## Objective
From the first line of the data below through the line bearing "import seaborn as sns", reproduce each line exactly; do not include pictures.

--- Start Data ---

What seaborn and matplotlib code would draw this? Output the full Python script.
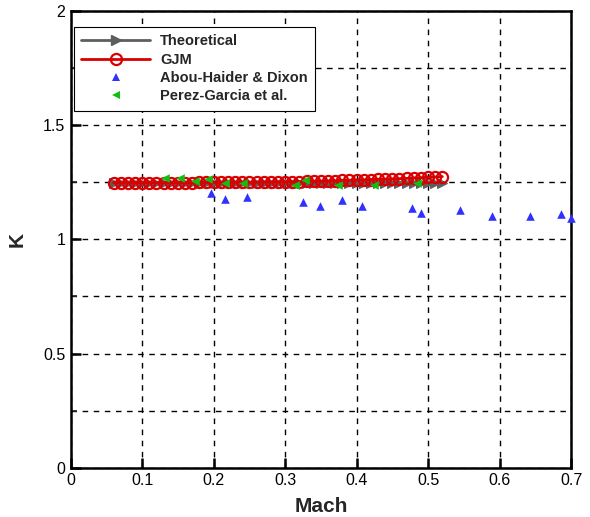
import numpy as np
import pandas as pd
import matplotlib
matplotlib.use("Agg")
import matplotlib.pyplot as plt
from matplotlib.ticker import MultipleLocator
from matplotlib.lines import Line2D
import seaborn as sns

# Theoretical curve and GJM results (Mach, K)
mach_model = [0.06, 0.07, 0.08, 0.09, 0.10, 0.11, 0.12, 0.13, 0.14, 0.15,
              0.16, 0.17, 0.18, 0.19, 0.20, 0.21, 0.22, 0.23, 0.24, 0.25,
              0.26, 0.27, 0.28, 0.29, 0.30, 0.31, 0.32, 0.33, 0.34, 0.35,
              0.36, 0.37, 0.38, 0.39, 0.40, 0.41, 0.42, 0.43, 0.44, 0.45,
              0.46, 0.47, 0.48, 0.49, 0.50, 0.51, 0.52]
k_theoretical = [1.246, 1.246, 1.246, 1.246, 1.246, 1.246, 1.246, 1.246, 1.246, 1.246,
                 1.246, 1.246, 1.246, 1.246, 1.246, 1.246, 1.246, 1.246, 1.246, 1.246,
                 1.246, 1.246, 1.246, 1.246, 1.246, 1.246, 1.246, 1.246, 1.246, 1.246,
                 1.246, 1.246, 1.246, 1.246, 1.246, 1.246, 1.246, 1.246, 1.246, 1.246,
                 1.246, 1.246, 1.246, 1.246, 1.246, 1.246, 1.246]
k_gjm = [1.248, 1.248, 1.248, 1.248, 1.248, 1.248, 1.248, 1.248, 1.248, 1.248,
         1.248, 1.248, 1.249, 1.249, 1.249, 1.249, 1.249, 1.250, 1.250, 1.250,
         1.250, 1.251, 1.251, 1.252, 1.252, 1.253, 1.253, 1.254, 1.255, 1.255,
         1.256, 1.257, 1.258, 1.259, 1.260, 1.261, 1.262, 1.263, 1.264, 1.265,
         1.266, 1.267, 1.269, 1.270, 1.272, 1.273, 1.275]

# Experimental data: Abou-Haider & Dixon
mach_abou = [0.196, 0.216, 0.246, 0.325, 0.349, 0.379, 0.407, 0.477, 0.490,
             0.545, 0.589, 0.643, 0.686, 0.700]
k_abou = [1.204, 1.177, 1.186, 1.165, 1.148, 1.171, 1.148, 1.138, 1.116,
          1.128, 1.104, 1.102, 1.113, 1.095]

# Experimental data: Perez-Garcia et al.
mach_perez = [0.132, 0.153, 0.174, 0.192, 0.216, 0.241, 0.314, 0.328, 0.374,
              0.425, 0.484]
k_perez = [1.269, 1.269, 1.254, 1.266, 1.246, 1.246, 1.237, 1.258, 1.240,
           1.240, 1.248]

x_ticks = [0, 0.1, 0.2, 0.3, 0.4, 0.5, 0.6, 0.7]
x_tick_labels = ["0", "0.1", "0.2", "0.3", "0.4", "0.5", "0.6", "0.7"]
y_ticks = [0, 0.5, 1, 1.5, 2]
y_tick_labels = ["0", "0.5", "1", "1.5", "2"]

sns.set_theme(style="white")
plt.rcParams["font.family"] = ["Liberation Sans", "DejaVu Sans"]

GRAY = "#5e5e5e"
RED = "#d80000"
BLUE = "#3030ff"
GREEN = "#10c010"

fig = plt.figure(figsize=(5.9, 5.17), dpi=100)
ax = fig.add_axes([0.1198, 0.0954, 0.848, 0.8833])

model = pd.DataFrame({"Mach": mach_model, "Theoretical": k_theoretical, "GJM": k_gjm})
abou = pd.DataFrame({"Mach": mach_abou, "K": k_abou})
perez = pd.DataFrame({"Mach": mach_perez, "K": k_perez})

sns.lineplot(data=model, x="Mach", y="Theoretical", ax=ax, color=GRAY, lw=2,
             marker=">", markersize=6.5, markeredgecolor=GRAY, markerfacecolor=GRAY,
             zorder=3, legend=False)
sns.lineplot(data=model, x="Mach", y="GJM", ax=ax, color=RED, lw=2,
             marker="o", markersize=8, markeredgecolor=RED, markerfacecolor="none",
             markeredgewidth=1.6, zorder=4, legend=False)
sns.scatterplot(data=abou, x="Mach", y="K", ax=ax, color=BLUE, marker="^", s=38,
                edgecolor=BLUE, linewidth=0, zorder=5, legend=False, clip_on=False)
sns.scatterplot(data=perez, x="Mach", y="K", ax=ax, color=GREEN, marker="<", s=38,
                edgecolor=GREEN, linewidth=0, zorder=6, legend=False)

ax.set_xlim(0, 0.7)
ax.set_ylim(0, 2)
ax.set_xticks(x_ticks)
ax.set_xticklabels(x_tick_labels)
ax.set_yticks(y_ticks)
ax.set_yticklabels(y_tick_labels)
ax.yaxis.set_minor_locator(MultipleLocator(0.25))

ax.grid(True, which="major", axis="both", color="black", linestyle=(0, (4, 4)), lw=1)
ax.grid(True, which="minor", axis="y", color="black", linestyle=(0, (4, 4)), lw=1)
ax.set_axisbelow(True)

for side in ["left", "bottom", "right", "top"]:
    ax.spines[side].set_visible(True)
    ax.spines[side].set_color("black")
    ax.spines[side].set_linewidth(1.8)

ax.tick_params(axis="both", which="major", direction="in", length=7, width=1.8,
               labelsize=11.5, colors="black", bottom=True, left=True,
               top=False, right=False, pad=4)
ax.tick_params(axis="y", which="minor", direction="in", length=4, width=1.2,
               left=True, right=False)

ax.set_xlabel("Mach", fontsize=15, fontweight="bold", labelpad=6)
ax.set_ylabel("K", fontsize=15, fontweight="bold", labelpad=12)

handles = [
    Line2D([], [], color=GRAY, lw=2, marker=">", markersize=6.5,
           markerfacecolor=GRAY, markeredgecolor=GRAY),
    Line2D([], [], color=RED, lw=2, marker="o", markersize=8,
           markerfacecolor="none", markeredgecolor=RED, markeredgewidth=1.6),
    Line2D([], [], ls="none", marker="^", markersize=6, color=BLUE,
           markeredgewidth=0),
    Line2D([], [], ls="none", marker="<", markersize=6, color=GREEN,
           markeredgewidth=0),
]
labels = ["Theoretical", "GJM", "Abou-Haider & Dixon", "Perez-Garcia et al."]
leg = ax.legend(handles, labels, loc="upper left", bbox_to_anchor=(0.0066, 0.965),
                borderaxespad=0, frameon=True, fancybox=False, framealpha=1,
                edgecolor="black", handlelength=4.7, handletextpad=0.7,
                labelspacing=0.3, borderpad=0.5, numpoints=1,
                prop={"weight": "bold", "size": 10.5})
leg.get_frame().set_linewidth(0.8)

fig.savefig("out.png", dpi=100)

--- End Data ---

## Exercise answer
What seaborn and matplotlib code would draw this? Output the full Python script.
import numpy as np
import pandas as pd
import matplotlib
matplotlib.use("Agg")
import matplotlib.pyplot as plt
from matplotlib.ticker import MultipleLocator
from matplotlib.lines import Line2D
import seaborn as sns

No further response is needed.